Was that an older thread? (Chihuahuasloveme) I'm pretty sure Sherri feeds raw now.


----------



## lulu'smom (Jan 4, 2012)

KittyD said:


> Was that an older thread? (Chihuahuasloveme) I'm pretty sure Sherri feeds raw now.


She posted it on a thread that asked a question to Acana feeders on 6/20/12. She may feed that in addition to raw-I don't know.


----------



## LBChi (Mar 12, 2012)

Good luck! Are you seeing any success yet?


----------



## lulu'smom (Jan 4, 2012)

No, but I really don't expect to see anything for at least 2-3 weeks. I will be disappointed if she hasn't lost any weight after that amount of time.


----------



## pupluv168 (Mar 7, 2012)

Good luck, Lulu! Mama just wants to do what's best for her precious baby girl!


----------



## LBChi (Mar 12, 2012)

Hang in there Lulu, it will get easier!


----------



## Gingersmom (Mar 12, 2009)

When I got Sassy she weighed over nine pounds...she's down to a little under six pounds. All I did was feed her the amount she needed to be this weight and she lost the weight. Her exercise increased naturally with the weight loss...she was feeling better and it showed.


----------



## lulu'smom (Jan 4, 2012)

Jessica, how much time did it take and what food was she on? I think Lulu needs to lose a pound. That would make me happy.


----------



## carrieandcricket (Dec 6, 2011)

She does NOT look happy about being weighed lol!


----------



## lulu'smom (Jan 4, 2012)

carrieandcricket said:


> She does NOT look happy about being weighed lol!


Trust me, she was NOT. When I weighed her earlier to actually weigh her she did GREAT. She sat completely by herself in the bowl. I know you can't tell by the photo but she actually fits completely in a sitting position in the bowl without me touching her. I just barely put my hand on her for comfort, but it doesn't affect the scales. That time though when I was trying to get her to sit there while I backed up far enough to take the pic she wobbled and the bowl fell over and clacked on the floor and scared her to death!lol That was her scared face after all that happened.


----------



## carrieandcricket (Dec 6, 2011)

Lol! Awe poor thing lol!


----------



## KittyD (Apr 2, 2010)

lulu'smom said:


> She posted it on a thread that asked a question to Acana feeders on 6/20/12. She may feed that in addition to raw-I don't know.

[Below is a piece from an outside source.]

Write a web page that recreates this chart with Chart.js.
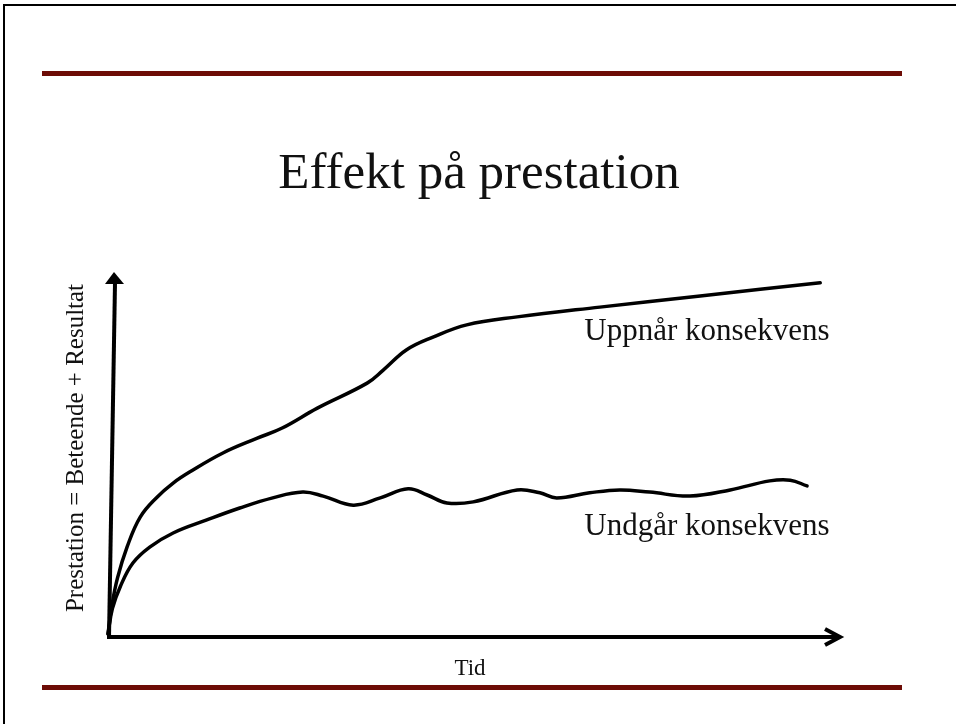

Oh ok! then maybe she quit the raw.. :lol:
I don't get a ton of time to read everything here lately


----------



## KritterMom (Mar 17, 2012)

Lulu you can do it, it might take a bit but you'll lose it before you know it.


----------



## Rico's Mom (Feb 21, 2009)

Rico weighs 6 pounds also, and I am feeding him the acana chicken and burbank potato...an 1/8 cup 2x a day (that is 40 total pieces a day)


----------



## woodard2009 (Aug 4, 2010)

You can't really go by the same amount everyone is feeding! Just like people all dogs are different! Some require more food, some less. You have to judge by your chi how much she needs. If she's gobbling it up like she's starving, you might be able to supplement her diet with a few green beans, carrots, etc. I'd let her run around, play & walk in the morning or late afternoon when it's cooler. She's looking good to me!


----------



## lulu'smom (Jan 4, 2012)

woodard2009 said:


> You can't really go by the same amount everyone is feeding! Just like people all dogs are different! Some require more food, some less. You have to judge by your chi how much she needs. If she's gobbling it up like she's starving, you might be able to supplement her diet with a few green beans, carrots, etc. I'd let her run around, play & walk in the morning or late afternoon when it's cooler. She's looking good to me!


Thank you, Lisa, that really helps alot. I am going to do just that for a couple of weeks and see how she does. And thank you for saying you think she looks OK. I don't think she is too bad. I only think she needs to lose 1 lb. and I am only doing it because she tends to wheeze sometimes. In my mind that may be caused by carrying a little too much weight. The first time I took her outside she wheezed really bad, but she's not doing that now.


----------